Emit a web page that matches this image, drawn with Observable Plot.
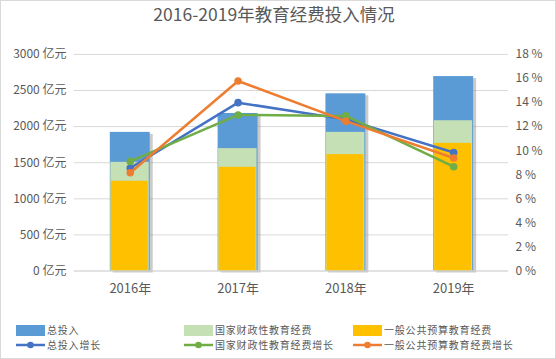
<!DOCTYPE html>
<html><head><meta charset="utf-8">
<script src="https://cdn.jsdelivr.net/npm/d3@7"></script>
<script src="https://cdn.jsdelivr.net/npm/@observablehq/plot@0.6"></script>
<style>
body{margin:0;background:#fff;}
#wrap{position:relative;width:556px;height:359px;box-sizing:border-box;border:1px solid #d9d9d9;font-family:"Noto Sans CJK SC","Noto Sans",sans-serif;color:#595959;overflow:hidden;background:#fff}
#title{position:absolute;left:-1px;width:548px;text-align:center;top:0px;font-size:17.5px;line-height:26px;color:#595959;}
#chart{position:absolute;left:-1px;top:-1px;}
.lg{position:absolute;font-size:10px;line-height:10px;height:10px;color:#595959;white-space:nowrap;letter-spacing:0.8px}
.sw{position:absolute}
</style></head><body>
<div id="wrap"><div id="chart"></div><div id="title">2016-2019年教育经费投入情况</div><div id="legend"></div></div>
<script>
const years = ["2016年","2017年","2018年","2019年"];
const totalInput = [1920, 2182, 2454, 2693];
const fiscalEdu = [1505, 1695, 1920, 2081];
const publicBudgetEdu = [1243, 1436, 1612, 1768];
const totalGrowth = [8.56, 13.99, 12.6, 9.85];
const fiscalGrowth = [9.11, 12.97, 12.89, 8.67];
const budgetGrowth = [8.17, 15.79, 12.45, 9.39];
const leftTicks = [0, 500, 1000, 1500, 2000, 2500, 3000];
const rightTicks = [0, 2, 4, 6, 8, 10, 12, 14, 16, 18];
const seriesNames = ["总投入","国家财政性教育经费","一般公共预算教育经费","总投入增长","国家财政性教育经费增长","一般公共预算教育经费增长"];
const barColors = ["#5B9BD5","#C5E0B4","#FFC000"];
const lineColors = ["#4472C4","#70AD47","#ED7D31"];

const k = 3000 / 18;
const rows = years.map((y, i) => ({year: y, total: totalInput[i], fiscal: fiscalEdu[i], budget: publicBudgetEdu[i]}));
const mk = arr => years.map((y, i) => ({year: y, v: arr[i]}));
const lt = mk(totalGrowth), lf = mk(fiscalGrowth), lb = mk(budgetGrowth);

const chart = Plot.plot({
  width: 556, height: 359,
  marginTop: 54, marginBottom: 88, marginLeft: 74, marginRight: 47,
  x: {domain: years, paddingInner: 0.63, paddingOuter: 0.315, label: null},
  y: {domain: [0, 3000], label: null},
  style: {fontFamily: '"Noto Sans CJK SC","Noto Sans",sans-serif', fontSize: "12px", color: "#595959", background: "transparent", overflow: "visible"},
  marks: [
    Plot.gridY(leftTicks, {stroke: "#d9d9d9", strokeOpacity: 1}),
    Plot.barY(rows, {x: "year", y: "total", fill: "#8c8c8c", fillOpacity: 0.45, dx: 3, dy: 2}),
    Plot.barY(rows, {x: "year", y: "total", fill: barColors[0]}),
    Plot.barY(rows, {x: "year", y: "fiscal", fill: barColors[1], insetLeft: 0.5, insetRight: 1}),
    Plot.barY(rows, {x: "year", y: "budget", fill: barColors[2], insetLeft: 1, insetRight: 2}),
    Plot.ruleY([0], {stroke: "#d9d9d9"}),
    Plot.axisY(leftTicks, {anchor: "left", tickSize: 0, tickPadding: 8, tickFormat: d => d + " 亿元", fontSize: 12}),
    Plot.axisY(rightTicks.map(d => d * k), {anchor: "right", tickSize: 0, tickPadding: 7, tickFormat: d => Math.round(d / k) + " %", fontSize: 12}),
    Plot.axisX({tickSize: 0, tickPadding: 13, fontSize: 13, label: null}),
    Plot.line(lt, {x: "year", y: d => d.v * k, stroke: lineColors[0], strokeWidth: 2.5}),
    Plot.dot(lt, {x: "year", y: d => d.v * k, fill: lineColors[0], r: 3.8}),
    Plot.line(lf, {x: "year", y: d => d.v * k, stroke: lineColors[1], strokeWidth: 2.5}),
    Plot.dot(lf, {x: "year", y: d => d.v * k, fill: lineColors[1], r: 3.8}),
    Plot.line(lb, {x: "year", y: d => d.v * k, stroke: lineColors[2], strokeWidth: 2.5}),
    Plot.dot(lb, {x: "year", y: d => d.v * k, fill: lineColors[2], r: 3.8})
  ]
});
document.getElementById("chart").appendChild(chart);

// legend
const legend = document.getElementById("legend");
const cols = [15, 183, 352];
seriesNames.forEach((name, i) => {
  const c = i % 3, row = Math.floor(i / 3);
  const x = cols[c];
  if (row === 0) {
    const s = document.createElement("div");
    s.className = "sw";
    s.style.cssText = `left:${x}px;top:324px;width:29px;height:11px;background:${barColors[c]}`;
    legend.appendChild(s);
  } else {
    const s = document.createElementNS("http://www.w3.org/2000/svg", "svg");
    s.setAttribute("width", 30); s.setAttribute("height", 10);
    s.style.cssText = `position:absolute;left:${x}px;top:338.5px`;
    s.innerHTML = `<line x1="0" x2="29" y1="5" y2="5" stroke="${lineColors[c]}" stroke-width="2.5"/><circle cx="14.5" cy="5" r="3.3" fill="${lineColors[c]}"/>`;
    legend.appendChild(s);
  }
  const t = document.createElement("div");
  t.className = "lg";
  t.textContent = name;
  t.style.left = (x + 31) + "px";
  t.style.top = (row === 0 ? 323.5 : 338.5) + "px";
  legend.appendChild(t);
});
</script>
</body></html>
________
• **Problem requirements**
Repeat, with no pictures, each line from the beginning of the data through the line containing "const lt = mk(totalGrowth), lf", inclusive.

• **Complete response**
Emit a web page that matches this image, drawn with Observable Plot.
<!DOCTYPE html>
<html><head><meta charset="utf-8">
<script src="https://cdn.jsdelivr.net/npm/d3@7"></script>
<script src="https://cdn.jsdelivr.net/npm/@observablehq/plot@0.6"></script>
<style>
body{margin:0;background:#fff;}
#wrap{position:relative;width:556px;height:359px;box-sizing:border-box;border:1px solid #d9d9d9;font-family:"Noto Sans CJK SC","Noto Sans",sans-serif;color:#595959;overflow:hidden;background:#fff}
#title{position:absolute;left:-1px;width:548px;text-align:center;top:0px;font-size:17.5px;line-height:26px;color:#595959;}
#chart{position:absolute;left:-1px;top:-1px;}
.lg{position:absolute;font-size:10px;line-height:10px;height:10px;color:#595959;white-space:nowrap;letter-spacing:0.8px}
.sw{position:absolute}
</style></head><body>
<div id="wrap"><div id="chart"></div><div id="title">2016-2019年教育经费投入情况</div><div id="legend"></div></div>
<script>
const years = ["2016年","2017年","2018年","2019年"];
const totalInput = [1920, 2182, 2454, 2693];
const fiscalEdu = [1505, 1695, 1920, 2081];
const publicBudgetEdu = [1243, 1436, 1612, 1768];
const totalGrowth = [8.56, 13.99, 12.6, 9.85];
const fiscalGrowth = [9.11, 12.97, 12.89, 8.67];
const budgetGrowth = [8.17, 15.79, 12.45, 9.39];
const leftTicks = [0, 500, 1000, 1500, 2000, 2500, 3000];
const rightTicks = [0, 2, 4, 6, 8, 10, 12, 14, 16, 18];
const seriesNames = ["总投入","国家财政性教育经费","一般公共预算教育经费","总投入增长","国家财政性教育经费增长","一般公共预算教育经费增长"];
const barColors = ["#5B9BD5","#C5E0B4","#FFC000"];
const lineColors = ["#4472C4","#70AD47","#ED7D31"];

const k = 3000 / 18;
const rows = years.map((y, i) => ({year: y, total: totalInput[i], fiscal: fiscalEdu[i], budget: publicBudgetEdu[i]}));
const mk = arr => years.map((y, i) => ({year: y, v: arr[i]}));
const lt = mk(totalGrowth), lf = mk(fiscalGrowth), lb = mk(budgetGrowth);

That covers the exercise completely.